The only ruling requested by the defendant that relates to the only question now open, was that "the plaintiffs having released the sellers of the stock of Nashua Milling Corporation from any and all claims for commission on account of the proposed sale of said stock, the plaintiffs cannot recover the said commission in this action." That ruling the judge refused to give.

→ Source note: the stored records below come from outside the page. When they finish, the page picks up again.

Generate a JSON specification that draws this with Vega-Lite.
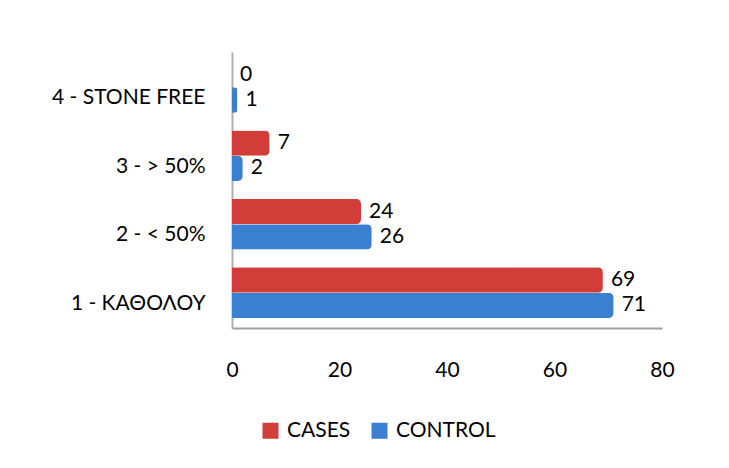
{
  "$schema": "https://vega.github.io/schema/vega-lite/v6.json",
  "width": 430,
  "height": 276,
  "autosize": {"type": "none"},
  "padding": {"left": 232, "top": 52, "right": 67, "bottom": 140},
  "background": "white",
  "data": {"values": [
    {"category": "1 - ΚΑΘΟΛΟΥ", "group": "CASES", "value": 69},
    {"category": "1 - ΚΑΘΟΛΟΥ", "group": "CONTROL", "value": 71},
    {"category": "2 - < 50%", "group": "CASES", "value": 24},
    {"category": "2 - < 50%", "group": "CONTROL", "value": 26},
    {"category": "3 - > 50%", "group": "CASES", "value": 7},
    {"category": "3 - > 50%", "group": "CONTROL", "value": 2},
    {"category": "4 - STONE FREE", "group": "CASES", "value": 0},
    {"category": "4 - STONE FREE", "group": "CONTROL", "value": 1}
  ]},
  "encoding": {
    "y": {
      "field": "category", "type": "nominal",
      "sort": ["4 - STONE FREE", "3 - > 50%", "2 - < 50%", "1 - ΚΑΘΟΛΟΥ"],
      "scale": {"paddingInner": 0.26, "paddingOuter": 0.146},
      "axis": {"title": null, "ticks": false, "labelPadding": 27, "labelOffset": 11, "labelFontSize": 21, "labelFont": "Lato", "labelColor": "#000", "domainColor": "#b0b0b0", "domainWidth": 2}
    },
    "yOffset": {"field": "group", "type": "nominal", "sort": ["CASES", "CONTROL"]},
    "x": {
      "field": "value", "type": "quantitative",
      "scale": {"domain": [0, 80], "nice": false},
      "axis": {"title": null, "values": [0, 20, 40, 60, 80], "grid": false, "ticks": false, "labelPadding": 31, "labelFontSize": 21, "labelFont": "Lato", "labelColor": "#000", "domainColor": "#a0a0a0", "domainWidth": 2, "labelFlush": false}
    }
  },
  "layer": [
    {
      "mark": {"type": "bar", "cornerRadiusEnd": 5, "stroke": null},
      "encoding": {
        "color": {
          "field": "group", "type": "nominal",
          "scale": {"domain": ["CASES", "CONTROL"], "range": ["#d13d39", "#3b7fd0"]},
          "legend": {"title": null, "orient": "none", "legendX": 28, "legendY": 368, "direction": "horizontal", "symbolType": "square", "symbolSize": 256, "labelFontSize": 21, "labelFont": "Lato", "labelColor": "#000", "columnPadding": 18, "labelOffset": 6, "symbolOffset": 0}
        }
      }
    },
    {
      "mark": {"type": "text", "align": "left", "baseline": "middle", "dx": 8, "fontSize": 21, "font": "Lato", "color": "#000"},
      "encoding": {
        "text": {"field": "value", "type": "quantitative"}
      }
    }
  ],
  "config": {"view": {"stroke": null}}
}
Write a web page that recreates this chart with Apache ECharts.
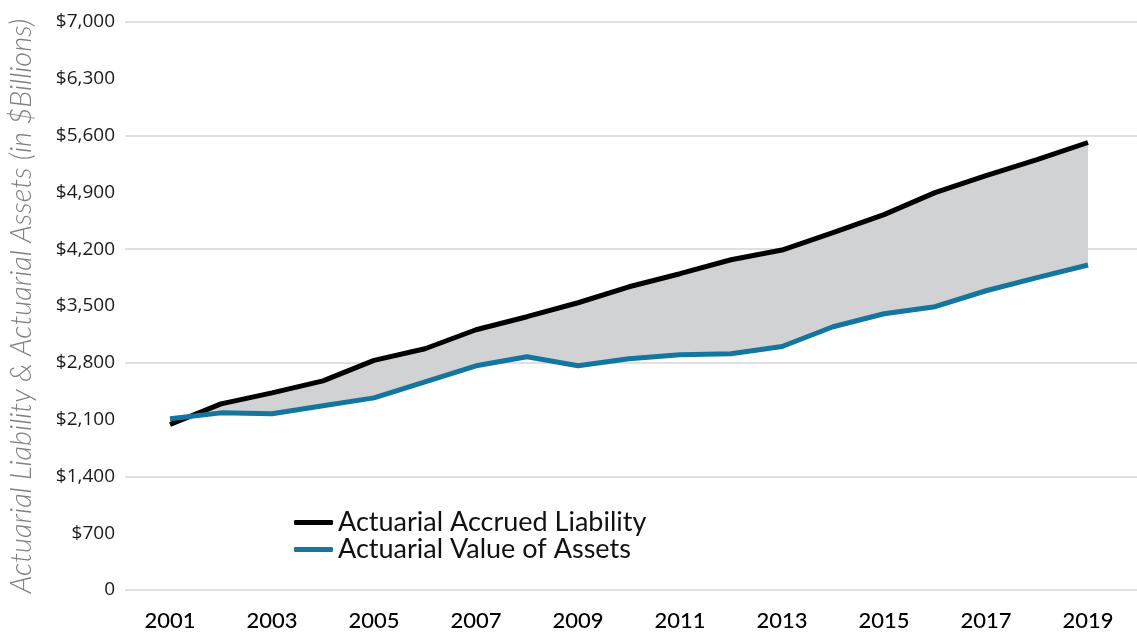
<!DOCTYPE html>
<html>
<head>
<meta charset="utf-8">
<script src="https://cdn.jsdelivr.net/npm/echarts@6/dist/echarts.min.js"></script>
<style>
  html, body { margin: 0; padding: 0; background: #fff; }
  #chart { width: 1137px; height: 637px; }
</style>
</head>
<body>
<div id="chart"></div>
<script>
// 年份与数据（单位：十亿美元）
const years = ['2001', '2002', '2003', '2004', '2005', '2006', '2007', '2008', '2009', '2010',
  '2011', '2012', '2013', '2014', '2015', '2016', '2017', '2018', '2019'];
const liability = [2040, 2294, 2430, 2578, 2830, 2973, 3207, 3368, 3540, 3737,
  3898, 4070, 4190, 4403, 4626, 4897, 5107, 5304, 5515];
const assets = [2110, 2183, 2171, 2270, 2368, 2566, 2763, 2874, 2763, 2849,
  2899, 2911, 3001, 3244, 3404, 3491, 3688, 3849, 4005];

const legendNames = ['Actuarial Accrued Liability', 'Actuarial Value of Assets'];

let myChart = echarts.init(document.getElementById('chart'));

// 差值叠加在资产之上，形成灰色带
let gap = liability.map((v, i) => v - assets[i]);

let option = {
  animation: false,
  grid: [
    // 只用来画整宽的网格线
    { left: 125, right: 0, top: 22, bottom: 47, outerBoundsMode: 'none' },
    // 数据区
    { left: 170, right: 49, top: 22, bottom: 47, outerBoundsMode: 'none' }
  ],
  legend: {
    data: legendNames,
    orient: 'vertical',
    left: 289,
    top: 504,
    icon: 'roundRect',
    itemWidth: 39,
    itemHeight: 5,
    itemGap: 0,
    textStyle: {
      fontFamily: 'Lato',
      fontSize: 27,
      color: '#111'
    }
  },
  xAxis: [
    {
      gridIndex: 0,
      type: 'value',
      show: false
    },
    {
      gridIndex: 1,
      type: 'category',
      data: years,
      boundaryGap: false,
      axisLine: { show: false },
      axisTick: { show: false },
      splitLine: { show: false },
      axisLabel: {
        interval: 1,
        margin: 20,
        fontFamily: 'Lato',
        fontWeight: 500,
        fontSize: 22,
        color: '#000'
      }
    }
  ],
  yAxis: [
    {
      gridIndex: 0,
      type: 'value',
      min: 0,
      max: 7000,
      interval: 1400,
      axisLine: { show: false },
      axisTick: { show: false },
      axisLabel: { show: false },
      splitLine: {
        show: true,
        lineStyle: { color: '#e0e0e0', width: 2 }
      }
    },
    {
      gridIndex: 1,
      type: 'value',
      min: 0,
      max: 7000,
      interval: 700,
      name: 'Actuarial Liability & Actuarial Assets (in $Billions)',
      nameLocation: 'middle',
      nameGap: 134,
      nameTextStyle: {
        fontFamily: 'Lato',
        fontStyle: 'italic',
        fontWeight: 300,
        fontSize: 29,
        color: '#7f7f7f'
      },
      axisLine: { show: false },
      axisTick: { show: false },
      splitLine: { show: false },
      axisLabel: {
        margin: 55,
        fontFamily: 'Open Sans',
        fontSize: 19,
        color: '#1a1a1a',
        formatter: v => v === 0 ? '0' : '$' + v.toLocaleString('en-US')
      }
    }
  ],
  series: [
    {
      name: legendNames[1],
      type: 'line',
      xAxisIndex: 1,
      yAxisIndex: 1,
      stack: 'band',
      stackStrategy: 'all',
      data: assets,
      showSymbol: false,
      z: 4,
      itemStyle: { color: '#1276a1' },
      lineStyle: { color: '#1276a1', width: 5 }
    },
    {
      name: legendNames[0],
      type: 'line',
      xAxisIndex: 1,
      yAxisIndex: 1,
      stack: 'band',
      stackStrategy: 'all',
      data: gap,
      showSymbol: false,
      z: 3,
      itemStyle: { color: '#000' },
      lineStyle: { color: '#000', width: 5 },
      areaStyle: { color: '#d1d2d4', opacity: 1 }
    }
  ]
};
myChart.setOption(option);
</script>
</body>
</html>
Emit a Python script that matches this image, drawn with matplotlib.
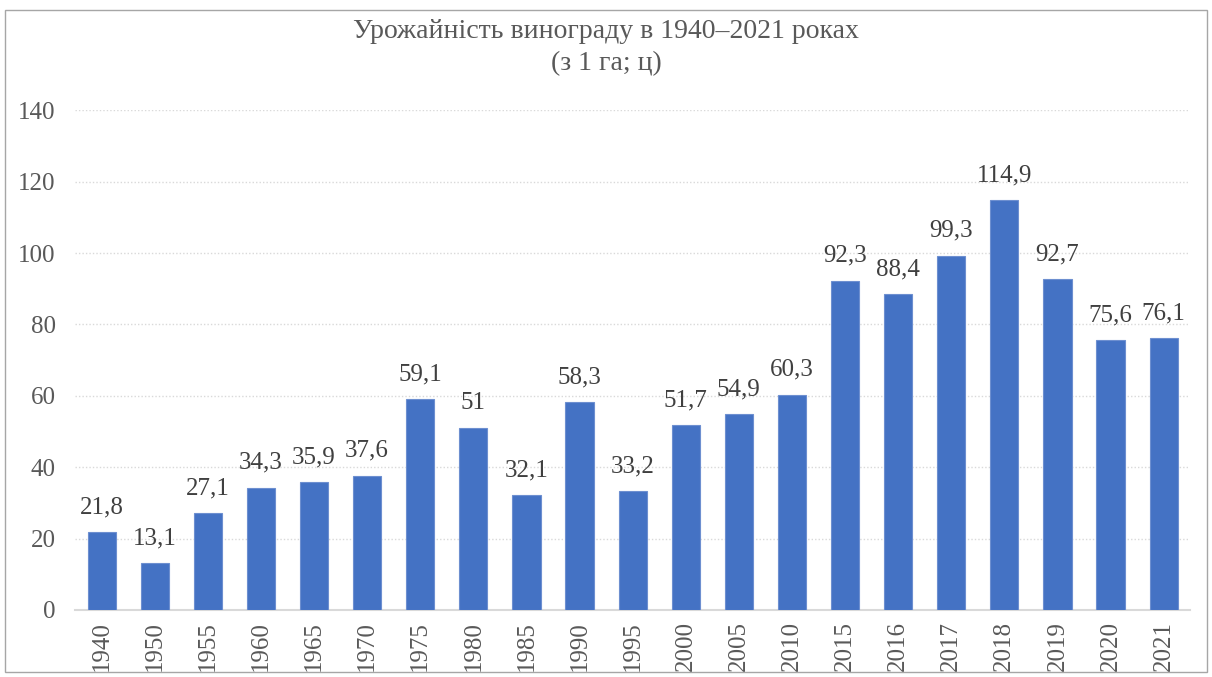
import matplotlib.pyplot as plt
from matplotlib.patches import Rectangle

# роки та врожайність (ц з 1 га)
years = ["1940", "1950", "1955", "1960", "1965", "1970", "1975", "1980", "1985", "1990",
         "1995", "2000", "2005", "2010", "2015", "2016", "2017", "2018", "2019", "2020", "2021"]
values = [21.8, 13.1, 27.1, 34.3, 35.9, 37.6, 59.1, 51, 32.1, 58.3,
          33.2, 51.7, 54.9, 60.3, 92.3, 88.4, 99.3, 114.9, 92.7, 75.6, 76.1]
labels = ["21,8", "13,1", "27,1", "34,3", "35,9", "37,6", "59,1", "51", "32,1", "58,3",
          "33,2", "51,7", "54,9", "60,3", "92,3", "88,4", "99,3", "114,9", "92,7", "75,6", "76,1"]

plt.rcParams['font.family'] = ['Liberation Serif', 'DejaVu Serif']
txt = "#595959"

fig = plt.figure(figsize=(12.12, 6.77), dpi=100)
ax = fig.add_axes([0.062, 0.099, 0.92, 0.738])

x = range(len(years))
bars = ax.bar(x, values, width=0.53, color="#4472C4", edgecolor="#6D8FD0",
              linewidth=0.8, zorder=3)
for b, lab in zip(bars, labels):
    ax.annotate(lab, (b.get_x() + b.get_width() / 2, b.get_height()),
                xytext=(0, 10), textcoords="offset points", ha="center", va="bottom",
                fontsize=18, color="#404040")

ax.set_xlim(-0.5, len(years) - 0.5)
ax.set_ylim(0, 140)
ax.set_yticks(range(0, 141, 20))
ax.set_xticks(list(x))
ax.set_xticklabels(years, rotation=90)
ax.tick_params(axis="both", length=0, labelsize=18, colors=txt)
ax.tick_params(axis="y", pad=14)
ax.tick_params(axis="x", pad=8)

ax.grid(axis="y", color="#D9D9D9", linestyle=(0, (1, 1.5)), linewidth=1, zorder=0)
for s in ["top", "right", "left"]:
    ax.spines[s].set_visible(False)
ax.spines["bottom"].set_color("#D9D9D9")
ax.spines["bottom"].set_linewidth(1.5)

fig.text(0.5, 0.972, "Урожайність винограду в 1940–2021 роках\n(з 1 га; ц)",
         ha="center", va="top", fontsize=20, color=txt, linespacing=1.35)

# рамка навколо діаграми
fig.patches.append(Rectangle((0.004, 0.007), 0.992, 0.978, transform=fig.transFigure,
                             fill=False, edgecolor="#A6A6A6", linewidth=1))

fig.savefig("out.png", dpi=100)
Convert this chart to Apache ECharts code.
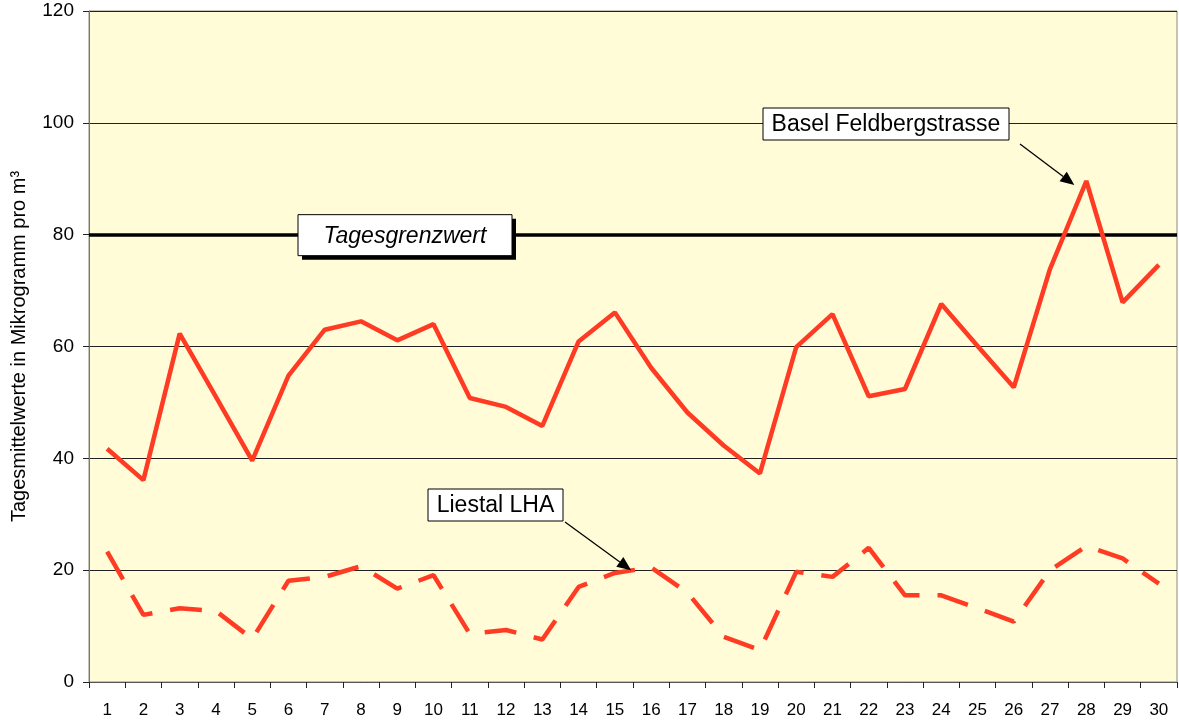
<!DOCTYPE html>
<html>
<head>
<meta charset="utf-8">
<script src="https://cdn.jsdelivr.net/npm/echarts@6/dist/echarts.min.js"></script>
<style>
  html, body { margin: 0; padding: 0; background: #fff; }
  #chart { width: 1179px; height: 724px; }
</style>
</head>
<body>
<div id="chart"></div>
<script>
  // Tage des Monats
  const days = ['1','2','3','4','5','6','7','8','9','10','11','12','13','14','15','16','17','18','19','20','21','22','23','24','25','26','27','28','29','30'];
  // Basel Feldbergstrasse (durchgezogen)
  const basel = [41.7, 36.1, 62.3, 51, 39.6, 54.8, 63.0, 64.5, 61.1, 64.0, 50.8, 49.2, 45.8, 60.9, 66.1, 56.2, 48.2, 42.3, 37.3, 59.9, 65.8, 51.1, 52.4, 67.6, 60.1, 52.7, 73.9, 89.6, 67.9, 74.6];
  // Liestal LHA (gestrichelt)
  const liestal = [23.3, 12.0, 13.2, 12.7, 7.7, 18.1, 18.8, 20.7, 16.7, 19.1, 8.6, 9.3, 7.6, 17.0, 19.5, 20.5, 16.0, 8.1, 5.7, 19.7, 18.8, 24.0, 15.5, 15.5, 13.2, 10.8, 20.0, 24.3, 22.1, 17.6];
  const yTicks = [0, 20, 40, 60, 80, 100, 120];
  const grenzwert = 80;

  const font = 'Liberation Sans, Arial, sans-serif';
  const red = '#ff3b24';

  const chart = echarts.init(document.getElementById('chart'));
  const option = {
    animation: false,
    grid: {
      left: 89, right: 2, top: 11, bottom: 42,
      show: true,
      backgroundColor: '#fffcd7',
      borderColor: '#8a8a80',
      borderWidth: 1
    },
    xAxis: {
      type: 'category',
      data: days,
      boundaryGap: true,
      axisLine: { show: true, lineStyle: { color: '#555', width: 1 } },
      axisTick: { show: true, length: 6, lineStyle: { color: '#222' } },
      axisLabel: { color: '#000', fontSize: 17, fontFamily: font, margin: 20 },
      splitLine: { show: false }
    },
    yAxis: {
      type: 'value',
      min: yTicks[0],
      max: yTicks[yTicks.length - 1],
      interval: 20,
      name: 'Tagesmittelwerte in Mikrogramm pro m³',
      nameLocation: 'middle',
      nameRotate: 90,
      nameGap: 60,
      nameTextStyle: { color: '#000', fontSize: 20, fontFamily: font },
      axisLine: { show: true, lineStyle: { color: '#777', width: 1 } },
      axisTick: { show: true, length: 6, lineStyle: { color: '#222' } },
      axisLabel: { color: '#000', fontSize: 19, fontFamily: font, margin: 15 },
      splitLine: { show: true, lineStyle: { color: '#222', width: 1 } }
    },
    series: [
      {
        name: 'Basel Feldbergstrasse',
        type: 'line',
        data: basel,
        symbol: 'none',
        lineStyle: { color: red, width: 4.5 },
        z: 3,
        markLine: {
          silent: true,
          symbol: 'none',
          label: { show: false },
          lineStyle: { color: '#000', width: 3.5, type: 'solid' },
          data: [{ yAxis: grenzwert }],
          z: 2
        }
      },
      {
        name: 'Liestal LHA',
        type: 'line',
        data: liestal,
        symbol: 'none',
        lineStyle: { color: red, width: 4.5, type: [32, 18] },
        z: 3
      }
    ]
  };
  chart.setOption(option);

  // Beschriftungen mit Pfeilen
  function arrow(x1, y1, x2, y2) {
    const a = Math.atan2(y2 - y1, x2 - x1);
    const L = 14, W = 6;
    const bx = x2 - L * Math.cos(a), by = y2 - L * Math.sin(a);
    return [
      { type: 'line', shape: { x1: x1, y1: y1, x2: bx, y2: by }, style: { stroke: '#000', lineWidth: 1.3 }, z: 20 },
      { type: 'polygon', shape: { points: [[x2, y2], [bx + W * Math.sin(a), by - W * Math.cos(a)], [bx - W * Math.sin(a), by + W * Math.cos(a)]] }, style: { fill: '#000' }, z: 20 }
    ];
  }
  function box(x, y, w, h, text, italic, shadow, size) {
    const els = [];
    if (shadow) {
      els.push({ type: 'rect', shape: { x: x + 4, y: y + 4, width: w, height: h }, style: { fill: '#000' }, z: 20 });
    }
    els.push({ type: 'rect', shape: { x: x, y: y, width: w, height: h }, style: { fill: '#fff', stroke: '#000', lineWidth: 1 }, z: 21 });
    els.push({ type: 'text', x: x + w / 2, y: y + h / 2 + 1, style: { text: text, fill: '#000', font: (italic ? 'italic ' : '') + size + 'px ' + font, textAlign: 'center', textVerticalAlign: 'middle' }, z: 22 });
    return els;
  }

  const yG = chart.convertToPixel({ yAxisIndex: 0 }, grenzwert);
  const p28 = chart.convertToPixel({ seriesIndex: 0 }, [27, basel[27]]);
  const p16 = chart.convertToPixel({ seriesIndex: 1 }, [15, 20]);

  let els = [];
  els = els.concat(box(298, yG - 20, 214, 41, 'Tagesgrenzwert', true, true, 23));
  els = els.concat(box(763, 108, 246, 32, 'Basel Feldbergstrasse', false, false, 23));
  els = els.concat(arrow(1020, 144, p28[0] - 12, p28[1] + 4));
  els = els.concat(box(428, 489, 135, 32, 'Liestal LHA', false, false, 23));
  els = els.concat(arrow(565, 522, p16[0] - 20, p16[1]));
  chart.setOption({ graphic: els });
</script>
</body>
</html>
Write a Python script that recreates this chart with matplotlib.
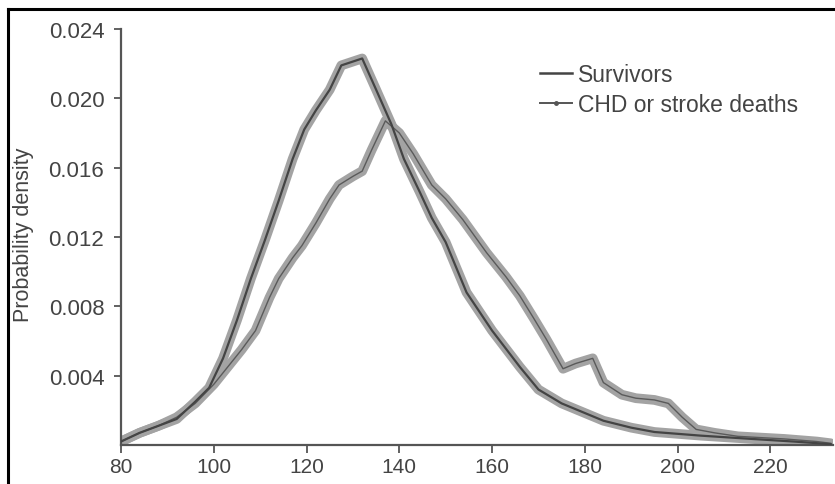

By the agreement of January 14, 1946, the defendant assumed the payment of the brokerage commission to the plaintiffs, and became the party primarily liable therefor. Pappone v. Masters, 325 Mass. 437 . The stockholders became only secondarily liable, like sureties. The defendant owed to the stockholders the duty of paying the commission and relieving them from liability. Ricker v. Ricker, 248 Mass. 549 , 551. The stockholders could recover the amount of the commission from the defendant, even though they had not paid it to the plaintiffs. Locke v. Homer, 131 Mass. 93 . Walton v. Ruggles, 180 Mass. 24 . Schneider v. Armour & Co. 323 Mass. 28 . Williston, Contracts (Rev. ed. 1936) Sections 392, 1408. The release of the stockholders did no harm to the defendant, for if the defendant had paid the commission to the plaintiffs it could not have recovered over against the stockholders, in the face of its own contract to assume the payment of that commission. It is well settled that the release of a surety does not discharge the principal debtor. Commercial Bank v. Cunningham, 24 Pick. 270 , 275. New Orleans v. Gaines's Administrator, 138 U.S. 595, 610. In re Kimbrough-Veasey Co. 292 Fed. 757, 758. Mumford v. Solomon, 8 Ga. App. 286. Union National Bank v. Legendre, 35 La. Ann. 787, 795. Austin-Western Road Machinery Co. v. John A. Spencer, Inc. 187 Miss. 388. Coleman v. Beck, 142 Neb. 13, 21. Tombeckbe Bank v. Stratton, 7 Wend. (N. Y.) 429. First & Citizens National Bank v. Hinton, 216 N. C. 159. Mortland v. Himes, 8 Pa. 265, 269. Ragsdale v. Gossett, 70 Tenn. 729, 733. Bridges v. Phillips, 17 Texas, 128, 130. McIlhenny Co. v. Blum, 68 Texas, 197.
We think that the ruling requested by the defendant could not properly have been given, and that no error appears upon the record.